The resultant men and women, girls and boys, of van Bart’s canvases, whether proffered in tightly-cropped studies of countenances or full-length portraits, do not divulge an easily identifiable time period. While allusion to an earlier era is discernible in the fashions, the figures elude a feeling of nostalgia and evoke Maurice Merleau-Ponty’s assertion that, “The lived present holds a past and a future within its thickness."[1] The enduring gazes of van Bart’s painted faces fluctuate between expressions of confidence, vulnerability, or steadfastness. Occasionally elements or features reappear from one figure to the next—a collar or a pattern or a nose finds its way to another face—which van Bart equates to “a house that gets new occupants.” Colors likewise recur, where expressionistic rusts, greens, and blues sometimes escape the margins of the wearer’s clothing, bleeding into the background anchoring the figure into his or her narrative.
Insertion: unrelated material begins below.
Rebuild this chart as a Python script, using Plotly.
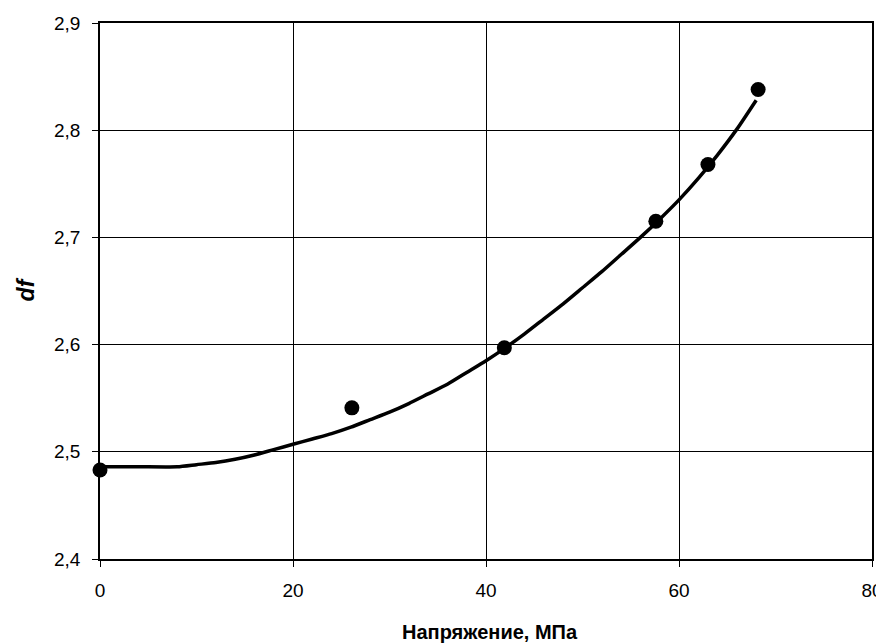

The settings themselves occupy a dreamlike space articulating the artist’s desire to “bridge the gap between the unknown territory of the figures and their atmospheric surroundings.”

There is a marked fluidity in van Bart’s approach to her distinctive portraits. The artist takes long walks most days in and around her native Amsterdam and along the river Amstel. Such activity is reminiscent of the flâneur figure chronicled by Charles Baudelaire and Walter Benjamin alike, wandering and observing the modern city. For van Bart, the ambulatory exploration offers glimpses of faces passing by––certain looks or features quickly flash before disappearing into the distance; the observed feel of air on one’s skin or a shifting piece of sky and light rapidly fades into memory. Such transitory details may be summoned later, their impressions resurface in the morphing iterations of van Bart’s faces with their attendant hazy backdrops. The artist’s portraits, with titles like We are a dreaming creature and Solitary wanderer, evoke a sense of this transient, borrowed life.

Hannah van Bart was born in 1963 in the Netherlands, and lives and works in Amsterdam. She has exhibited at the Gemeentemuseum in the Hague and the Cobramuseum in Amsterdam with accompanying catalogues. Van Bart has also shown in numerous group exhibitions including at the Stedelijk Museum and the XIe Biennale de Lyon. She was recently featured in a television interview on 4 Art on Kunstuur with Dutch art critic and writer, Hans den Hartog Jager.



[1] Maurice Merleau-Ponty, Phenomenology of Perception. Trans. by Colin Smith. (London: Routledge & K. Paul, 1962), 275.